The bloodthirsty frenzy of the ruling elite is a sign of weakness and desperation under conditions in which all of its political parties and institutions, including the trade union bureaucracy, are totally discredited, and Peruvian capitalism offers nothing to the impoverished urban and rural masses but hunger, disease and militarized repression.
The Boluarte regime has offered not even a hint of democratic or social reforms. Instead, the Peruvian ruling class and US imperialism are following a similar script to that of the 2019 coup against Evo Morales in Bolivia.
Concluding that Morales and his Movement Toward Socialism (MAS) party had become discredited and were increasingly unable to contain social opposition, Washington set out to overthrow them. The Organization of American States (OAS), an appendix of the State Department, claimed that Morales had perpetrated electoral fraud, which led to demands by the right-wing parties, the military and even the pro-MAS Bolivian Workers Central (COB) for his resignation.
The resignation of Morales, who escaped to Mexico, set the stage for brutal massacres with the use of live ammunition, and mass arrests against demonstrators under the US-backed coup regime of Jeanine Áñez. Eleven months later, in the face of mass demands for new elections, the MAS was restored to power under Luis Arce in October 2020. Little more than two years later, he now faces renewed coup threats from the far right, while popular support for his government has recently fallen from 47 to 40 percent, according to a poll that cites inflation and “instability” as the main reasons.
In Peru, days before the December 7 coup, the OAS explicitly rejected giving any support to Castillo against a trumped-up impeachment drive. The US Embassy then took the initiative, denouncing Castillo’s preemptive attempt to dissolve Congress, while signaling to the military and police to oppose Castillo. Congress, Washington and the European Union then swiftly acknowledged Boluarte as the new president.

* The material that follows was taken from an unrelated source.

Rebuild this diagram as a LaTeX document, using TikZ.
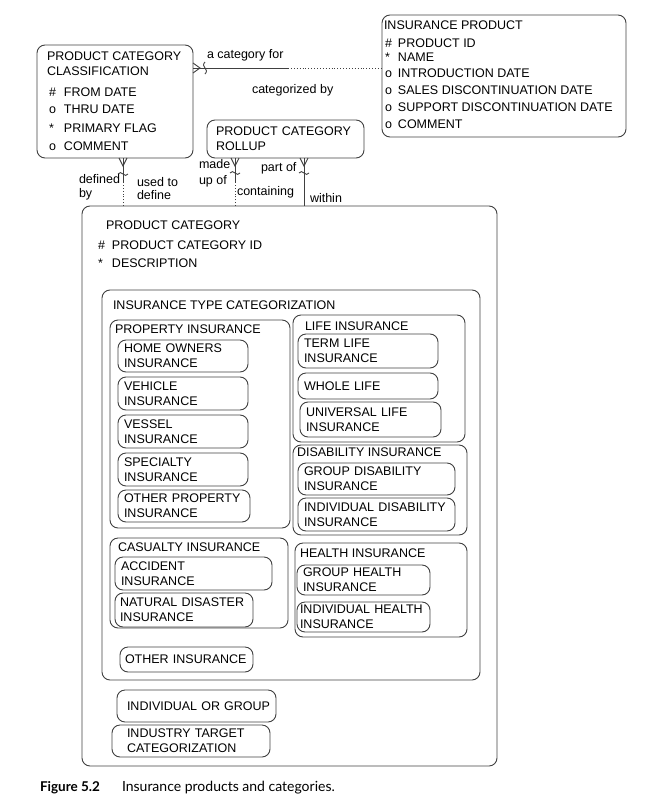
\documentclass[tikz,border=0pt]{standalone}
\usepackage{fontspec}
\setmainfont{Liberation Sans}
\newfontfamily\capsans{Lato}
\usepackage{tikz}
\newcommand{\att}[3][14pt]{\makebox[#1][l]{#2}#3}

\begin{document}
\begin{tikzpicture}[x=1pt,y=-1pt,
  every node/.style={inner sep=0pt, outer sep=0pt, font=\fontsize{12.5}{15}\selectfont},
  ent/.style={draw=black!75, line width=0.9pt, rounded corners=8pt, anchor=north west},
  leaf/.style={ent, align=left, inner xsep=6pt},
  lbl/.style={anchor=west, align=left},
  role/.style={anchor=base west},
  rel/.style={draw=black!75, line width=0.9pt},
  opt/.style={rel, dotted}]
\useasboundingbox (0,0) rectangle (671,806);

\node[ent, minimum width=156, minimum height=113] (clsf) at (37,45) {};
\node[lbl] (clsfT) at (47,63.5) {PRODUCT CATEGORY\\CLASSIFICATION};
\node[lbl] (clsfA1) at (49,92) {\att[15pt]{\#}{FROM DATE}};
\node[lbl] (clsfA2) at (49,109) {\att[15pt]{o}{THRU DATE}};
\node[lbl] (clsfA3) at (49,128) {\att[15pt]{*}{PRIMARY FLAG}};
\node[lbl] (clsfA4) at (49,146) {\att[15pt]{o}{COMMENT}};

\node[ent, minimum width=244, minimum height=122] (prod) at (382,15) {};
\node[lbl] (prodT) at (384,25) {INSURANCE PRODUCT};
\node[lbl] (prodA1) at (385,43) {\att[13pt]{\#}{PRODUCT ID}};
\node[lbl] (prodA2) at (385,57) {\att[13pt]{*}{NAME}};
\node[lbl] (prodA3) at (385,73) {\att[13pt]{o}{INTRODUCTION DATE}};
\node[lbl] (prodA4) at (385,90) {\att[13pt]{o}{SALES DISCONTINUATION DATE}};
\node[lbl] (prodA5) at (385,107) {\att[13pt]{o}{SUPPORT DISCONTINUATION DATE}};
\node[lbl] (prodA6) at (385,124) {\att[13pt]{o}{COMMENT}};

\node[leaf, text width=139, minimum height=38, inner xsep=9pt] (roll) at (207,120) {PRODUCT~CATEGORY\\ROLLUP};

\node[ent, minimum width=415, minimum height=560] (cat) at (82,206) {};
\node[lbl] (catT) at (106,225) {PRODUCT CATEGORY};
\node[lbl] (catA1) at (98,245) {\att{\#}{PRODUCT CATEGORY ID}};
\node[lbl] (catA2) at (98,263) {\att{*}{DESCRIPTION}};

\node[ent, minimum width=378, minimum height=390] (itc) at (102,290) {};
\node[lbl] (itcT) at (113,305) {INSURANCE TYPE CATEGORIZATION};

% property
\node[ent, minimum width=180, minimum height=208] (propI) at (110,320) {};
\node[lbl] (propT) at (115,329) {PROPERTY INSURANCE};
\node[leaf, text width=118, minimum height=32] (home) at (118,340) {HOME OWNERS\\INSURANCE};
\node[leaf, text width=118, minimum height=33] (vehic) at (118,377) {VEHICLE\\INSURANCE};
\node[leaf, text width=118, minimum height=33] (vessel) at (118,415) {VESSEL\\INSURANCE};
\node[leaf, text width=118, minimum height=33] (spec) at (118,453) {SPECIALTY\\INSURANCE};
\node[leaf, text width=120, minimum height=32] (othprop) at (118,490) {OTHER~PROPERTY\\INSURANCE};

% life
\node[ent, minimum width=172, minimum height=127] (lifeI) at (293,315) {};
\node[lbl] (lifeT) at (305,326) {LIFE INSURANCE};
\node[leaf, text width=128, minimum height=34] (term) at (298,334) {TERM LIFE\\INSURANCE};
\node[leaf, text width=128, minimum height=26] (whole) at (298,373) {WHOLE LIFE};
\node[leaf, text width=129, minimum height=35] (univ) at (300,402) {UNIVERSAL LIFE\\INSURANCE};

% disability
\node[ent, minimum width=174, minimum height=90] (disI) at (293,445) {};
\node[lbl] (disT) at (297,452) {DISABILITY INSURANCE};
\node[leaf, text width=145, minimum height=32] (grpdis) at (298,463) {GROUP DISABILITY\\INSURANCE};
\node[leaf, text width=145, minimum height=33] (inddis) at (298,498) {INDIVIDUAL~DISABILITY\\INSURANCE};

% casualty
\node[ent, minimum width=178, minimum height=90] (casI) at (110,538) {};
\node[lbl] (casT) at (118,547) {CASUALTY INSURANCE};
\node[leaf, text width=145, minimum height=33] (acc) at (115,557) {ACCIDENT\\INSURANCE};
\node[leaf, text width=128, minimum height=34, inner xsep=5pt] (nat) at (115,593) {NATURAL~DISASTER\\INSURANCE};

% health
\node[ent, minimum width=172, minimum height=94] (hlthI) at (295,543) {};
\node[lbl] (hlthT) at (300,553) {HEALTH INSURANCE};
\node[leaf, text width=121, minimum height=30] (grph) at (297,565) {GROUP HEALTH\\INSURANCE};
\node[leaf, text width=127, minimum height=30, inner xsep=3pt] (indh) at (297,602) {INDIVIDUAL~HEALTH\\INSURANCE};

\node[leaf, text width=123, minimum height=25, inner xsep=5pt] (othI) at (120,647) {OTHER INSURANCE};

\node[leaf, text width=139, minimum height=32, inner xsep=10pt] (indgrp) at (117,690) {INDIVIDUAL~OR~GROUP};
\node[leaf, text width=128, minimum height=32, inner xsep=15pt] (indtgt) at (112,725) {INDUSTRY TARGET\\CATEGORIZATION};

% relationships
\coordinate (h) at (0,68);
\coordinate (v1) at (123,0);
\coordinate (v2) at (235,0);
\coordinate (v3) at (304,0);

\draw[rel] (clsf.east |- h) -- ++(95,0) coordinate (hm);
\draw[opt] (hm) -- (prod.west |- h);
\draw[rel] (clsf.east |- h) ++(0,-5) -- ++(7,5) -- ++(-7,5);
\draw[rel, shift={(clsf.east |- h)}] (12,-6) .. controls (7,-1) and (17,1) .. (12,6);

\draw[rel] (clsf.south -| v1) -- ++(0,25);
\draw[opt] (cat.north -| v1) -- ++(0,-23);
\draw[rel] (clsf.south -| v1) ++(-4,0) -- ++(4,8) -- ++(4,-8);
\draw[rel, shift={(clsf.south -| v1)}] (-5,16) .. controls (-2,11) and (2,21) .. (5,16);

\draw[rel] (roll.south -| v2) -- ++(0,25);
\draw[opt] (cat.north -| v2) -- ++(0,-23);
\draw[rel] (roll.south -| v2) ++(-4,0) -- ++(4,8) -- ++(4,-8);
\draw[rel, shift={(roll.south -| v2)}] (-5,15) .. controls (-2,10) and (2,20) .. (5,15);

\draw[rel] (roll.south -| v3) -- (cat.north -| v3);
\draw[rel] (roll.south -| v3) ++(-4,0) -- ++(4,8) -- ++(4,-8);
\draw[rel, shift={(roll.south -| v3)}] (-5,15) .. controls (-2,10) and (2,20) .. (5,15);

\node[role] (lCatFor) at (207,58) {a category for};
\node[role] (lCatBy) at (252,93) {categorized by};
\node[role] (lDef1) at (79,183) {defined};
\node[role] (lDef2) at (79,197) {by};
\node[role] (lUse1) at (137,186.5) {used to};
\node[role] (lUse2) at (137,199.5) {define};
\node[role] (lMade1) at (199,168) {made};
\node[role] (lMade2) at (199,184) {up of};
\node[role] (lPart) at (261,171) {part of};
\node[role] (lCont) at (237,195) {containing};
\node[role] (lWith) at (310,202) {within};

\node[anchor=base west, font=\capsans\bfseries\fontsize{13.5}{15}\selectfont] (figNo) at (40,791) {Figure 5.2};
\node[anchor=base west, font=\capsans\fontsize{14}{17}\selectfont] (figCap) at (122,791) {Insurance products and categories.};
\end{tikzpicture}
\end{document}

The experience with Castillo in Peru, just as with the MAS in Bolivia, Gabriel Boric in Chile and their counterparts elsewhere, demonstrates that the second “Pink Tide” in Latin America is nothing but a card being played by the capitalist ruling elites to buy time and prepare for dictatorship as they continue to impose the deepening crisis of global capitalism onto the backs of workers.
Capitalism can provide no progressive way out of the present crisis. Despite Peru’s enormous mineral and agricultural wealth, the COVID-19 pandemic, inflation and the crisis of grains and fertilizers due to the war in Ukraine have demonstrated the country’s dependence on the global economy.